The Bank of Korea (BOK) said in a statement that gross domestic product expanded 0.4 percent during the October to December period, compared to the previous three months when it grew 0.6 percent.
“It is hard to say the overall picture is positive,” said Chung Kyu-Il, a director at the BOK. Annual growth for Asia’s fourth-largest economy in 2016 was 2.7 percent, in line with the bank’s projection.
“Weakened private consumption, which accounts for around half of the GDP, is most to blame,” he said.
The political turmoil that erupted in October has brought huge numbers onto South Korea’s streets for weekly protests to demand Park’s immediate departure from office.
The scandal centres on Park’s secret confidante Choi Soon-Sil, who is accused of using her ties with the president to extract money from conglomerates such as Samsung and meddle in state affairs.

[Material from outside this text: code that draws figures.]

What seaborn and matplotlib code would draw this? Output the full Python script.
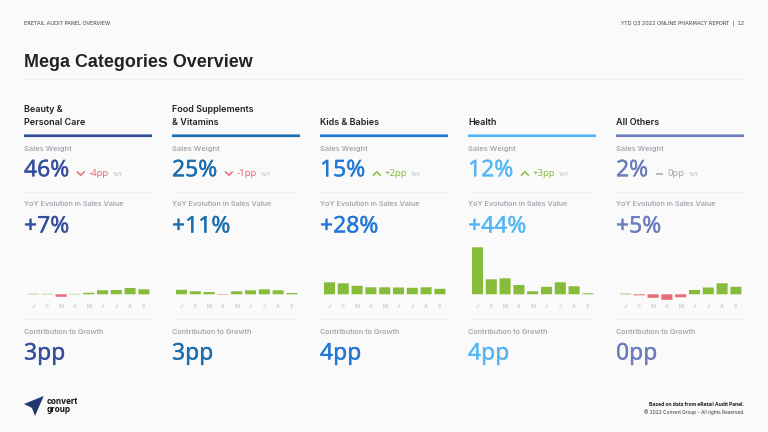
import matplotlib
matplotlib.use("Agg")
import matplotlib.pyplot as plt
import matplotlib.patheffects as pe
from matplotlib.patches import Polygon, Rectangle
import pandas as pd
import seaborn as sns

months = ["J", "F", "M", "A", "M", "J", "J", "A", "S"]
month_ids = list(range(9))
categories = ["Beauty &\nPersonal Care", "Food Supplements\n& Vitamins", "Kids & Babies", "Health", "All Others"]
sales_weight = ["46%", "25%", "15%", "12%", "2%"]
weight_delta = ["-4pp", "-1pp", "+2pp", "+3pp", "0pp"]
delta_dir = [-1, -1, 1, 1, 0]
yoy_evolution = ["+7%", "+11%", "+28%", "+44%", "+5%"]
contribution = ["3pp", "3pp", "4pp", "4pp", "0pp"]
colors = ["#354E9E", "#1B6FAE", "#2277D6", "#54B7F5", "#6B7CBF"]

beauty = [0.5, 0.5, -2.5, 0.4, 1.5, 4.0, 4.3, 6.3, 5.0]
food = [4.5, 3.0, 2.3, -0.4, 3.0, 4.0, 5.0, 4.0, 1.3]
kids = [12.0, 11.0, 8.5, 7.0, 7.0, 6.8, 6.5, 7.0, 5.5]
health = [47.0, 15.0, 16.0, 9.3, 3.0, 7.5, 12.0, 8.0, 1.0]
others = [0.7, -1.0, -3.5, -5.5, -3.0, 4.3, 6.8, 11.0, 7.5]
monthly = [beauty, food, kids, health, others]

GREEN, RED, GREY = "#86BC3A", "#E96A78", "#A6A8B0"
DARK = "#222326"
NUM = "Noto Sans"
W, H = 768, 432
BG = "#FAFAFA"
sns.set_theme(style="white")
plt.rcParams["font.family"] = ["Inter", "DejaVu Sans"]

fig = plt.figure(figsize=(W / 100, H / 100), dpi=100, facecolor=BG)
ov = fig.add_axes([0, 0, 1, 1], zorder=5)
ov.set_xlim(0, W)
ov.set_ylim(H, 0)
ov.axis("off")
ov.patch.set_alpha(0)


def txt(x, y, s, size, color=DARK, weight="normal", family="Inter", ha="left", va="center", stroke=0, **kw):
    t = ov.text(x, y, s, fontsize=size, color=color, fontweight=weight, family=family, ha=ha, va=va, **kw)
    if stroke:
        t.set_path_effects([pe.withStroke(linewidth=stroke, foreground=color)])
    return t


def rule(x, y, w, h, color):
    ov.add_patch(Rectangle((x, y), w, h, fc=color, ec="none", snap=False))


txt(24, 23.7, "ERETAIL AUDIT PANEL OVERVIEW", 3.75, "#444444", family="DejaVu Sans")
txt(744, 23.7, "YTD Q3 2022 ONLINE PHARMACY REPORT  |  12", 3.75, "#444444", family="DejaVu Sans", ha="right")
txt(24, 62.5, "Mega Categories Overview", 12.9, DARK, "bold", "Liberation Sans")
rule(24, 79, 720, 1, "#EFEFEF")

col_x = [24, 172, 320, 468, 616]
for i, x in enumerate(col_x):
    c = colors[i]
    lines = categories[i].split("\n")
    if len(lines) == 2:
        txt(x, 110, lines[0], 6.5, DARK, "semibold")
    txt(x, 122.7, lines[-1], 6.5, DARK, "semibold")
    rule(x, 134.4, 128, 2.7, c)
    txt(x, 148.7, "Sales Weight", 5.4, GREY, "semibold")
    big = txt(x, 170.3, sales_weight[i], 16.5, c, "medium", NUM, stroke=0.25)
    fig.canvas.draw()
    right = big.get_window_extent().x1
    dx = right + 8
    if delta_dir[i] == 0:
        dcol = GREY
        ov.plot([dx, dx + 7], [173.5, 173.5], color=dcol, lw=1.1, solid_capstyle="butt")
    else:
        dcol = RED if delta_dir[i] < 0 else GREEN
        cy = 173.5
        s = 1.7 * -delta_dir[i]
        ov.plot([dx, dx + 3.5, dx + 7], [cy - s, cy + s, cy - s], color=dcol, lw=1.1)
    d = txt(dx + 11, 174, weight_delta[i], 6.9, dcol, "normal", NUM)
    fig.canvas.draw()
    txt(d.get_window_extent().x1 + 4.5, 174.5, "YoY", 3.8, "#B5B7BD")
    rule(x, 192, 128, 0.7, "#EEEEEE")
    txt(x, 204.5, "YoY Evolution in Sales Value", 5.2, GREY, "semibold")
    txt(x, 226.5, yoy_evolution[i], 16.5, c, "medium", NUM, stroke=0.25)
    rule(x, 319, 128, 0.7, "#EEEEEE")
    txt(x, 331.5, "Contribution to Growth", 5.2, GREY, "semibold")
    txt(x, 353.5, contribution[i], 16.5, c, "medium", NUM, stroke=0.25)

    # monthly mini bars: axes scaled so one data unit is one pixel
    left, right_px, top, bottom = x + 2.6, x + 126.8, 240, 312
    baseline = 294.3
    ax = fig.add_axes([left / W, 1 - bottom / H, (right_px - left) / W, (bottom - top) / H], facecolor="none")
    df = pd.DataFrame({"m": month_ids, "v": monthly[i]})
    df["sign"] = ["up" if v >= 0 else "down" for v in df["v"]]
    sns.barplot(data=df, x="m", y="v", hue="sign", palette={"up": GREEN, "down": RED},
                dodge=False, width=0.8, legend=False, ax=ax, linewidth=0, order=month_ids, saturation=1)
    for p in ax.patches:
        p.set_snap(False)
    ax.set_ylim(baseline - bottom, baseline - top)
    ax.set_xlim(-0.5, 8.5)
    ax.set_xlabel("")
    ax.set_ylabel("")
    ax.set_yticks([])
    ax.set_xticks(month_ids)
    ax.set_xticklabels(months, fontsize=3.9, color="#B5B7BD")
    ax.tick_params(axis="x", length=0, pad=0)
    for lab in ax.get_xticklabels():
        lab.set_y(0)
        lab.set_transform(ax.get_xaxis_transform())
        lab.set_position((lab.get_position()[0], (bottom - 306) / (bottom - top)))
        lab.set_va("center")
    sns.despine(ax=ax, left=True, bottom=True)

ov.add_patch(Polygon([(43.7, 396), (24, 404), (32, 408), (35, 416)], closed=True, fc="#22396F", ec="none"))
txt(46.5, 401.6, "convert", 5.9, "#111111", "bold")
txt(46.5, 409.8, "group", 5.9, "#111111", "bold")
txt(744, 404.2, "Based on data from eRetail Audit Panel.", 3.6, "#222222", "bold", ha="right")
txt(744, 412.2, "© 2022 Convert Group - All rights Reserved.", 3.45, "#333333", ha="right")

fig.savefig("out.png", dpi=100, facecolor=BG)
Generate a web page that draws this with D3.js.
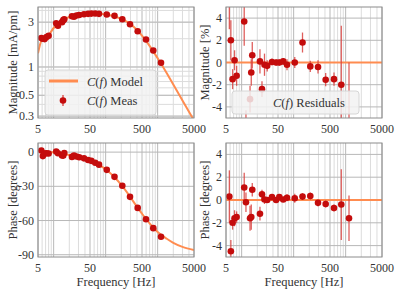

Analysts say the scandal has hampered consumer sentiment with domestic demand expanding just 0.2 percent in the fourth quarter of 2016 compared to 0.5 percent growth posted in the previous three months.
Domestic political uncertainty and weakening consumer sentiment seem to have acted as a drag on domestic demand, Woo Jae-Joon, an economist for Bank of America Merrill Lynch told Bloomberg.
Kim Doo-Un, an economist for Hana Financial Investment, added: “I expect 2.4 percent expansion for 2017, and an extra budget and rate cut could be deployed within the first half.”
Earlier this month, the central bank revised down its growth projection for 2017 to 2.5 percent citing “deteriorations in economic sentiment” and kept its key interest rate at a record-low for the seventh consecutive month.